→ **Given records**
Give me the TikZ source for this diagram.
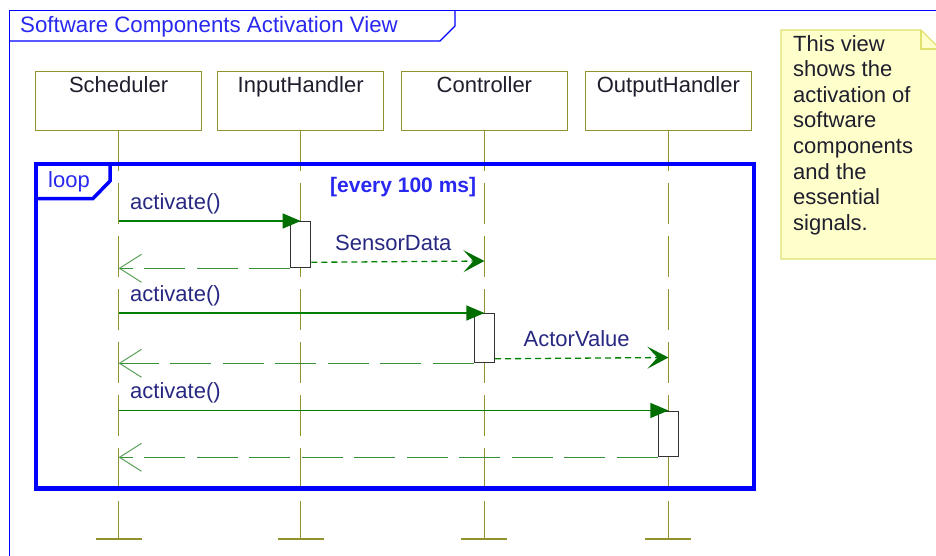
\documentclass[tikz,border=0pt]{standalone}
\usepackage{fontspec}
\setmainfont{Liberation Sans}
\usetikzlibrary{arrows.meta}

\definecolor{frameblue}{RGB}{0,0,255}
\definecolor{titleblue}{RGB}{40,40,240}
\definecolor{lifeolive}{RGB}{145,145,45}
\definecolor{msggreen}{RGB}{0,128,0}
\definecolor{retgreen}{RGB}{55,145,55}
\definecolor{tipgreen}{RGB}{0,110,0}
\definecolor{barbgreen}{RGB}{90,160,90}
\definecolor{lblnavy}{RGB}{40,40,130}
\definecolor{hdrtext}{RGB}{30,30,45}
\definecolor{notefill}{RGB}{255,255,204}
\definecolor{noteline}{RGB}{225,225,110}
\definecolor{actgray}{RGB}{50,50,50}

\tikzset{
  x=1pt, y=-1pt,
  base font/.style={font=\fontsize{22}{25.6}\selectfont},
  hdr/.style={base font, draw=lifeolive, line width=1.4pt, fill=white,
    text=hdrtext, minimum width=166pt, text height=16pt, text depth=33pt,
    inner ysep=5pt, anchor=north},
  lifeline/.style={draw=lifeolive, line width=1.4pt, dash pattern=on 41pt off 12pt},
  endbar/.style={draw=lifeolive, line width=2pt},
  act/.style={draw=actgray, line width=1.3pt, fill=white, minimum width=20pt,
    inner sep=0pt, anchor=north},
  msg/.style={draw=msggreen, line width=1.2pt,
    -{Triangle[length=18pt,width=15pt,color=tipgreen]}},
  ret/.style={draw=retgreen, line width=1.6pt, dash pattern=on 41pt off 11.5pt,
    -{Straight Barb[length=22pt,width=28pt,line width=1pt,color=barbgreen]}},
  sig/.style={draw=msggreen, line width=1.3pt, dash pattern=on 6pt off 4pt,
    -{Stealth[length=21pt,width=22pt,inset=10pt,color=tipgreen]}},
  lbl/.style={base font, text=lblnavy, inner sep=0pt, anchor=base west},
  frameline/.style={draw=frameblue, line width=1.2pt},
  loopline/.style={draw=frameblue, line width=4.5pt},
}

\begin{document}
\begin{tikzpicture}
\useasboundingbox (0,0) rectangle (936,556);

% diagram frame and its title tab
\draw[frameline] (9.5,556) -- (9.5,10.5) -- (936,10.5);
\draw[frameline] (9.5,41) -- (440,41) -- (455,26) -- (455,10.5);
\node[font=\fontsize{22.3}{25.6}\selectfont, text=titleblue, inner sep=0pt, anchor=base west]
  (title) at (20,33) {Software Components Activation View};

% lifeline ends
\coordinate (schEnd) at (118.6,539);
\coordinate (inpEnd) at (300.7,539);
\coordinate (ctlEnd) at (484.4,539);
\coordinate (outEnd) at (668.4,539);

% lifelines
\draw[lifeline] (118.6,130) -- (schEnd);
\draw[lifeline] (300.7,130) -- (inpEnd);
\draw[lifeline] (484.4,130) -- (ctlEnd);
\draw[lifeline] (668.4,130) -- (outEnd);
\foreach \e in {schEnd,inpEnd,ctlEnd,outEnd}
  \draw[endbar] ([xshift=-23pt]\e) -- ([xshift=23pt]\e);

% lifeline heads
\node[hdr] (sch) at (118.6,71) {Scheduler};
\node[hdr] (inp) at (300.7,71) {InputHandler};
\node[hdr] (ctl) at (484.4,71) {Controller};
\node[hdr] (out) at (668.4,71) {OutputHandler};

% combined fragment: loop
\draw[loopline] (36,164) rectangle (754,488.5);
\draw[loopline, line width=3.5pt] (36,198.5) -- (93,198.5) -- (110,181) -- (110,164);
\node[base font, text=titleblue, inner sep=0pt, anchor=base west] (looplbl) at (48,187) {loop};
\node[font=\fontsize{21}{24}\selectfont\bfseries, text=titleblue, inner sep=0pt,
  anchor=base west] (guard) at (330,193) {[every 100 ms]};

% activations
\node[act, minimum height=46pt] (inpAct) at (300.7,221) {};
\node[act, minimum height=49pt] (ctlAct) at (484.4,313) {};
\node[act, minimum height=45.5pt] (outAct) at (668.4,410.5) {};

% message sources on the Scheduler lifeline
\coordinate (s1) at (118.6,221);
\coordinate (s2) at (118.6,313);
\coordinate (s3) at (118.6,410.5);
\coordinate (sdEnd) at (484.4,261);
\coordinate (avEnd) at (668.4,357.5);

% activate calls
\draw[msg] (s1) -- (inpAct.north);
\node[lbl] (m1) at (130,209) {activate()};
\draw[msg] (s2) -- (ctlAct.north);
\node[lbl] (m2) at (130,301) {activate()};
\draw[msg] (s3) -- (outAct.north);
\node[lbl] (m3) at (130,398.5) {activate()};

% returns
\draw[ret] (inpAct.south west) -- (s1 |- inpAct.south);
\draw[ret] (ctlAct.south west) -- (s2 |- ctlAct.south);
\draw[ret] (outAct.south west) -- (s3 |- outAct.south);

% signals
\draw[sig] (inpAct.south east) ++(0,-6) -- (sdEnd);
\node[lbl] (sd) at (335,250) {SensorData};
\draw[sig] (ctlAct.south east) ++(0,-4.5) -- (avEnd);
\node[lbl] (av) at (523.5,346.5) {ActorValue};

% note
\fill[notefill] (781,30) -- (921,30) -- (940,49) -- (940,259) -- (781,259) -- cycle;
\draw[noteline, line width=1.3pt] (781,30) -- (921,30) -- (940,49) -- (940,259) -- (781,259) -- cycle;
\draw[noteline, line width=1.3pt] (921,30) -- (921,49) -- (940,49);
\node[base font, text=hdrtext, inner sep=0pt, anchor=north west, align=left] (note) at (793,35)
  {This view\\shows the\\activation of\\software\\components\\and the\\essential\\signals.};
\end{tikzpicture}
\end{document}
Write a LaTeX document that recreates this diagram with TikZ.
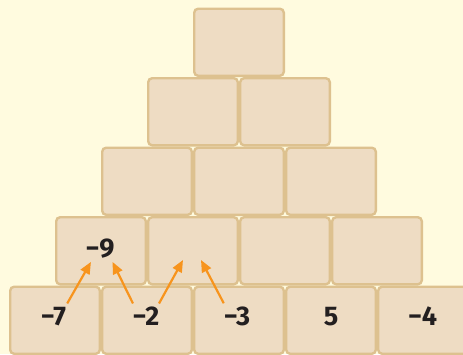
\documentclass[tikz,border=0pt]{standalone}
\usepackage{fontspec}
\setmainfont{Fira Sans}
\usetikzlibrary{arrows.meta}
\definecolor{paper}{HTML}{FFFBDF}
\definecolor{brickfill}{HTML}{EEDCC3}
\definecolor{brickline}{HTML}{DDC18F}
\definecolor{arroworange}{HTML}{F7941D}
\definecolor{ink}{HTML}{231F20}
\tikzset{
  >={Triangle[length=12pt,width=10pt]},
  brick/.style={draw=brickline, fill=brickfill, line width=2.4pt, rounded corners=4pt,
                minimum width=89.6pt, minimum height=67.1pt, inner sep=0pt},
  num/.style={font=\fontsize{27}{30}\selectfont\bfseries, text=ink, inner xsep=1pt, inner ysep=3.5pt},
  up/.style={->, arroworange, line width=2.2pt}
}

\begin{document}
\begin{tikzpicture}[x=1pt, y=-1pt]
\useasboundingbox (0,0) rectangle (463,354);
\clip (0,0) rectangle (463,354);
\fill[paper] (0,0) rectangle (463,354);
% top of the wall
\node[brick] (a1) at (239,42.25) {};
\node[brick] (b1) at (193,111.75) {};
\node[brick] (b2) at (285,111.75) {};
\node[brick] (c1) at (147,181.25) {};
\node[brick] (c2) at (239,181.25) {};
\node[brick] (c3) at (331,181.25) {};
\node[brick] (d1) at (101,250.75) {};
\node[brick] (d2) at (193,250.75) {};
\node[brick] (d3) at (285,250.75) {};
\node[brick] (d4) at (377,250.75) {};
% bottom row
\node[brick] (e1) at (55,320.25) {};
\node[brick] (e2) at (147,320.25) {};
\node[brick] (e3) at (239,320.25) {};
\node[brick] (e4) at (331,320.25) {};
\node[brick] (e5) at (423,320.25) {};
% numbers
\node[num] (n9) at (100,248.5) {−9};
\node[num] (n7) at (53.5,316.5) {−7};
\node[num] (n2) at (146,316.5) {−2};
\node[num] (n3) at (237,316.5) {−3};
\node[num] (n5) at (331,317) {5};
\node[num] (n4) at (422.5,316.5) {−4};
\coordinate (g1) at (183,260);
\coordinate (g2) at (201,260);
\draw[up] (n7.north east) -- (n9.236);
\draw[up] (n2.135) -- (n9.313);
\draw[up] (n2.45) -- (g1);
\draw[up] (n3.135) -- (g2);
\end{tikzpicture}
\end{document}
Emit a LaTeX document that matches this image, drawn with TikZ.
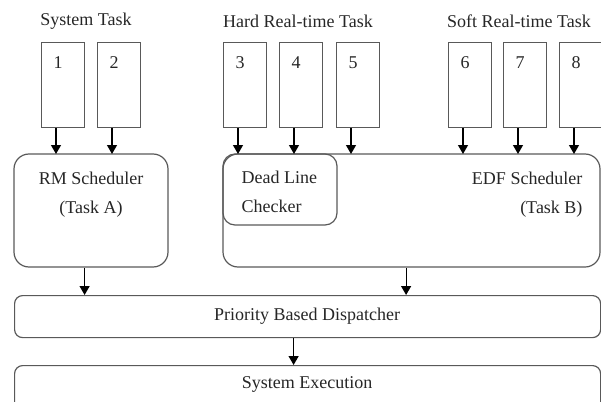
\documentclass[tikz,border=0pt]{standalone}
\usepackage{fontspec}
\setmainfont{Liberation Serif}
\usetikzlibrary{calc,arrows.meta}
\begin{document}
\begin{tikzpicture}[x=1pt,y=-1pt,
  font=\fontsize{18}{29}\selectfont,
  every node/.style={text=black!85},
  taskbox/.style={draw=black!65,line width=1.2pt,minimum width=43pt,minimum height=85pt,inner sep=0pt},
  rbox/.style={draw=black!65,line width=1.2pt,inner sep=0pt},
  num/.style={inner sep=0pt},
  arr/.style={-{Triangle[length=9pt,width=10pt]},line width=1.2pt,black}]
\useasboundingbox (0,0) rectangle (601,401);
\begin{scope}
\clip (0,0) rectangle (601,401);
% titles
\node (st) at (86,21) {System Task};
\node (ht) at (298,21) {Hard Real-time Task};
\node (sft) at (519,21) {Soft Real-time Task};
% task boxes
\foreach \i/\l in {1/41,2/97,3/223,4/279,5/336,6/448,7/503,8/559}{
  \node[taskbox,anchor=north west] (t\i) at (\l,42) {};
  \node[num] (n\i) at (\l+17,63) {\i};
}
% schedulers
\draw[rbox,rounded corners=15pt] (14,154) rectangle (168,267);
\node[rbox,draw=none,minimum width=154pt,minimum height=113pt,anchor=north west] (rm) at (14,154) {};
\node[align=center] (rmt) at (91,195) {RM Scheduler\\(Task A)};
\draw[rbox,rounded corners=15pt] (223,154) rectangle (600,267);
\node[rbox,draw=none,minimum width=377pt,minimum height=113pt,anchor=north west] (edf) at (223,154) {};
\node[align=right,anchor=east] (edft) at (586,195) {EDF Scheduler\\(Task B)};
\draw[rbox,rounded corners=12pt] (223,154) rectangle (337,225);
\node[align=left,anchor=west] (dlc) at (238,192) {Dead Line\\Checker};
% dispatcher and execution
\node[rbox,rounded corners=8pt,minimum width=586pt,minimum height=42pt,anchor=north west] (pd) at (14,295) {};
\node (pdt) at (307,316) {Priority Based Dispatcher};
\node[rbox,rounded corners=8pt,minimum width=586pt,minimum height=60pt,anchor=north west] (se) at (14,365) {};
\node (set) at (307,384) {System Execution};
% arrows tasks -> schedulers
\foreach \i in {1,2}{
  \draw[arr] ([xshift=15pt]t\i.south west) -- ([xshift=15pt]t\i.south west |- rm.north);
}
\foreach \i in {3,4,5,6,7,8}{
  \draw[arr] ([xshift=15pt]t\i.south west) -- ([xshift=15pt]t\i.south west |- edf.north);
}
\draw[arr] ([xshift=-7pt]rm.south) -- ([xshift=-7pt]rm.south |- pd.north);
\draw[arr] ([xshift=-6pt]edf.south) -- ([xshift=-6pt]edf.south |- pd.north);
\draw[arr] ([xshift=-14pt]pd.south) -- ([xshift=-14pt]pd.south |- se.north);
\end{scope}
\end{tikzpicture}
\end{document}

→ **What to do**
Begin with the first line of the records and repeat every line up to the one with "(outEnd) at (668.4,539);", counting that line too. Pictures are not part of the copy.

→ **Final result**
Give me the TikZ source for this diagram.
\documentclass[tikz,border=0pt]{standalone}
\usepackage{fontspec}
\setmainfont{Liberation Sans}
\usetikzlibrary{arrows.meta}

\definecolor{frameblue}{RGB}{0,0,255}
\definecolor{titleblue}{RGB}{40,40,240}
\definecolor{lifeolive}{RGB}{145,145,45}
\definecolor{msggreen}{RGB}{0,128,0}
\definecolor{retgreen}{RGB}{55,145,55}
\definecolor{tipgreen}{RGB}{0,110,0}
\definecolor{barbgreen}{RGB}{90,160,90}
\definecolor{lblnavy}{RGB}{40,40,130}
\definecolor{hdrtext}{RGB}{30,30,45}
\definecolor{notefill}{RGB}{255,255,204}
\definecolor{noteline}{RGB}{225,225,110}
\definecolor{actgray}{RGB}{50,50,50}

\tikzset{
  x=1pt, y=-1pt,
  base font/.style={font=\fontsize{22}{25.6}\selectfont},
  hdr/.style={base font, draw=lifeolive, line width=1.4pt, fill=white,
    text=hdrtext, minimum width=166pt, text height=16pt, text depth=33pt,
    inner ysep=5pt, anchor=north},
  lifeline/.style={draw=lifeolive, line width=1.4pt, dash pattern=on 41pt off 12pt},
  endbar/.style={draw=lifeolive, line width=2pt},
  act/.style={draw=actgray, line width=1.3pt, fill=white, minimum width=20pt,
    inner sep=0pt, anchor=north},
  msg/.style={draw=msggreen, line width=1.2pt,
    -{Triangle[length=18pt,width=15pt,color=tipgreen]}},
  ret/.style={draw=retgreen, line width=1.6pt, dash pattern=on 41pt off 11.5pt,
    -{Straight Barb[length=22pt,width=28pt,line width=1pt,color=barbgreen]}},
  sig/.style={draw=msggreen, line width=1.3pt, dash pattern=on 6pt off 4pt,
    -{Stealth[length=21pt,width=22pt,inset=10pt,color=tipgreen]}},
  lbl/.style={base font, text=lblnavy, inner sep=0pt, anchor=base west},
  frameline/.style={draw=frameblue, line width=1.2pt},
  loopline/.style={draw=frameblue, line width=4.5pt},
}

\begin{document}
\begin{tikzpicture}
\useasboundingbox (0,0) rectangle (936,556);

% diagram frame and its title tab
\draw[frameline] (9.5,556) -- (9.5,10.5) -- (936,10.5);
\draw[frameline] (9.5,41) -- (440,41) -- (455,26) -- (455,10.5);
\node[font=\fontsize{22.3}{25.6}\selectfont, text=titleblue, inner sep=0pt, anchor=base west]
  (title) at (20,33) {Software Components Activation View};

% lifeline ends
\coordinate (schEnd) at (118.6,539);
\coordinate (inpEnd) at (300.7,539);
\coordinate (ctlEnd) at (484.4,539);
\coordinate (outEnd) at (668.4,539);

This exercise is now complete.